Materials and methods

Parawood pith image dataset preparation

In this experiment, 345 cross-sectional images of parawood from sawmills in south Thailand were collected. The images were captured using a digital camera (iPhone 6, Apple Inc.) in the working environment of sawmills under various lighting conditions. This was to ensure that a variety of images were obtained to train the DNN. Neither cleaning using chemical substances nor mechanical polishing were applied to the parawood surfaces. The images include the whole area of the surfaces. To increase the number of suitable images for DNN training, these original images were processed using the open-source image augmentation tool Image Augmentor (https://github.com/mdbloice/Augmentor). It generated new images by changing the angle, saturation, exposure, and hue of the original images. After image augmentation, the total dataset size was increased fourfold to 1,380 images. The data set was then manually annotated using the open-source labelImg tool (https://github.com/tzutalin/labelImg). For each image within the dataset, the pith location was identified under the guidance of the log scalers from the sawmills. A rectangle was superimposed on the original image such that it was centred exactly at the pith location and covered at least three annual rings surrounding the pith. This also automatically produced the ground-truth pith location of the cross-section within the image (i.e. the location is at the centre of the rectangle). Figure 1 illustrates two sample images of cross-sectional surfaces after annotation. Annotation files were produced for each image in the dataset. Because two DNN object detection algorithms were employed in our experiment, two annotation file formats were required: one for SSD MobileNet and one for YOLO. The labelImg tool is able to generate these formats. Note that our dataset is available upon request.

Figure 1

Two sample images of cross-sectional surfaces after annotation. Rectangles centred on each pith have been drawn.

Two sample images of cross-sectional surfaces after annotation. Rectangles centred on each pith have been drawn. All 1,380 images and corresponding annotation files were then split into two datasets for training and testing. Different configurations were used with ratios of 60:40, 70:30, 80:20, and 90:10. The images and their corresponding annotation files were randomly selected and assigned to these datasets using an open-source Python script called splitTrainingAndTesting (https://www.learnopencv.com/training-yolov3-deep-learning-based-custom-object-detector/). Figure 2 summarizes the image dataset preparation process described above.

Figure 2

Flowchart of the image dataset preparation for configuring datasets with different ratios of training images to test images.

DNN training

After the training and test data were prepared, they were used to train the DNNs. DNNs are well known for being slow to train on a moderate-performance computer system. The use of a graphics processing unit (GPU) is therefore recommended to increase the resources of a computer system. Alternatively, cloud services, which have re-configurable hardware components, can be used to accelerate execution. In this study, we used Google Cloud Platform (GCP) resources during the training stage.
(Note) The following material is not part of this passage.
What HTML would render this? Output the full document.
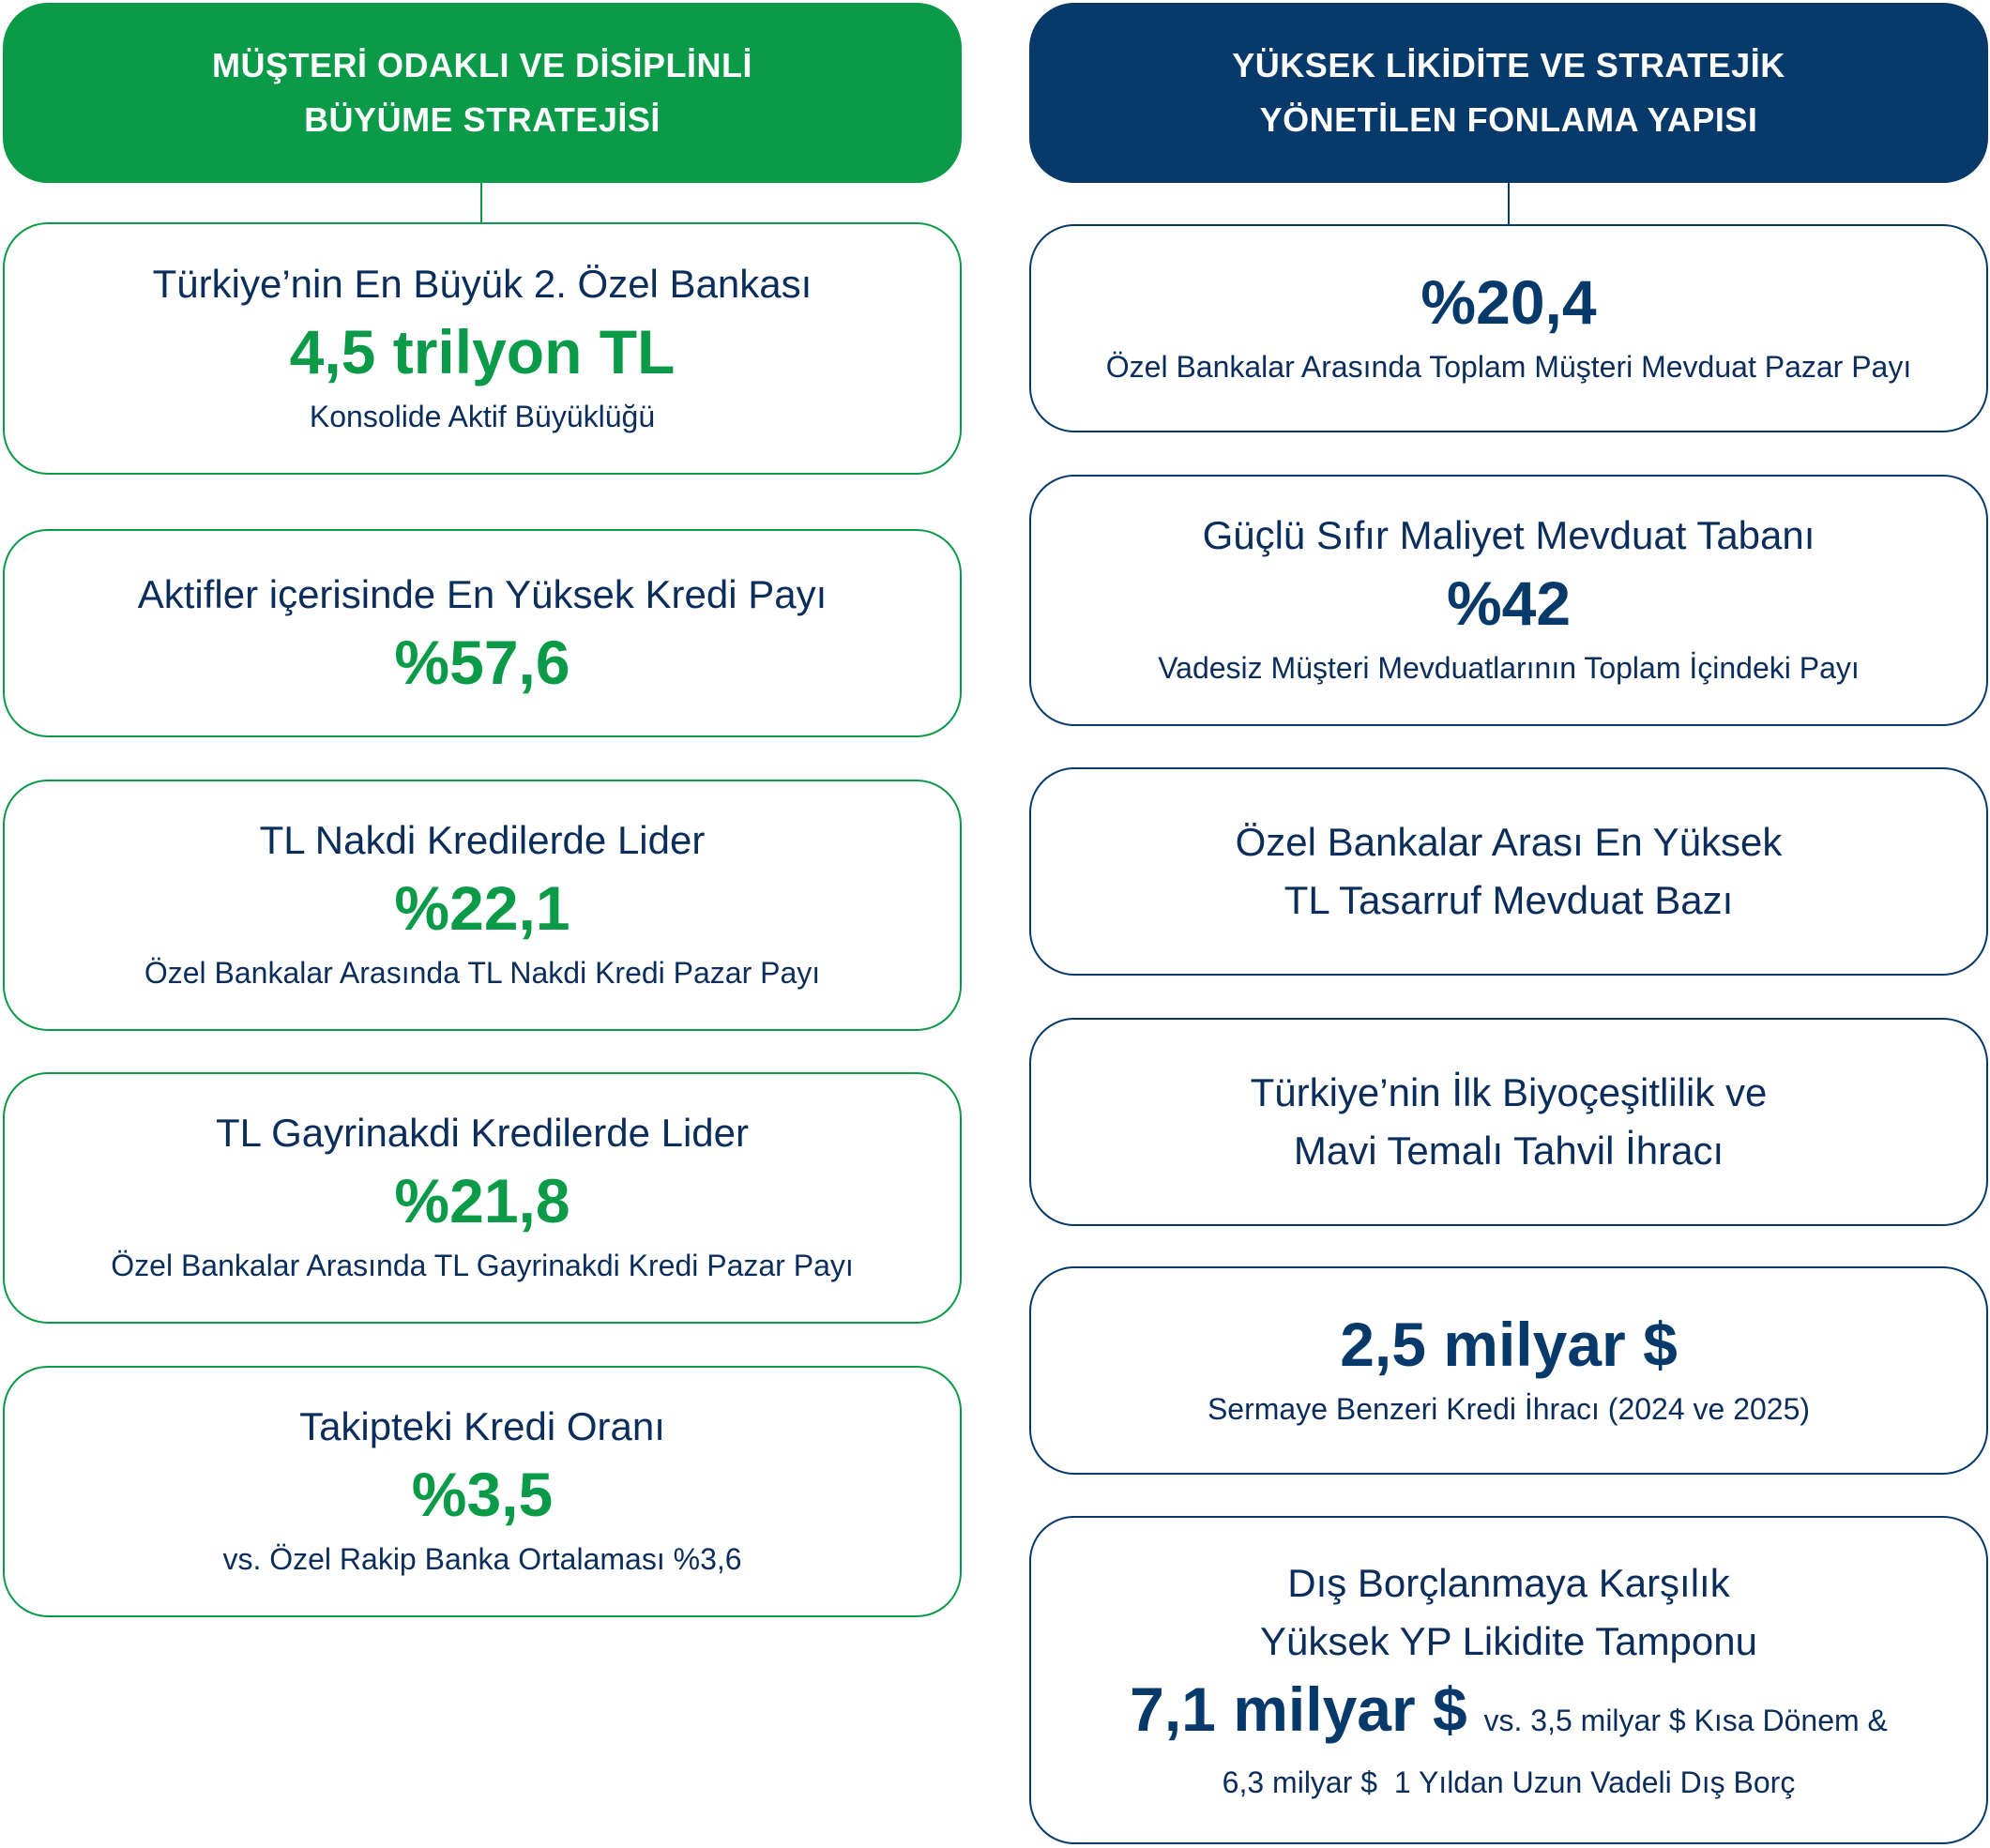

We used the following GCP configuration: two virtual CPUs; 13 GB memory; a single NVIDIA Tesla K80 GPU; and a Linux operating system. Because it took a very long time to train the DNN even on the GCP with GPU acceleration, a termination criterion was required. Note that during the DNN training stage, the procedure periodically performs testing and saves the current weights of the model trained with respect to the test data to minimise a loss function. The loss was therefore used as the training termination criteria.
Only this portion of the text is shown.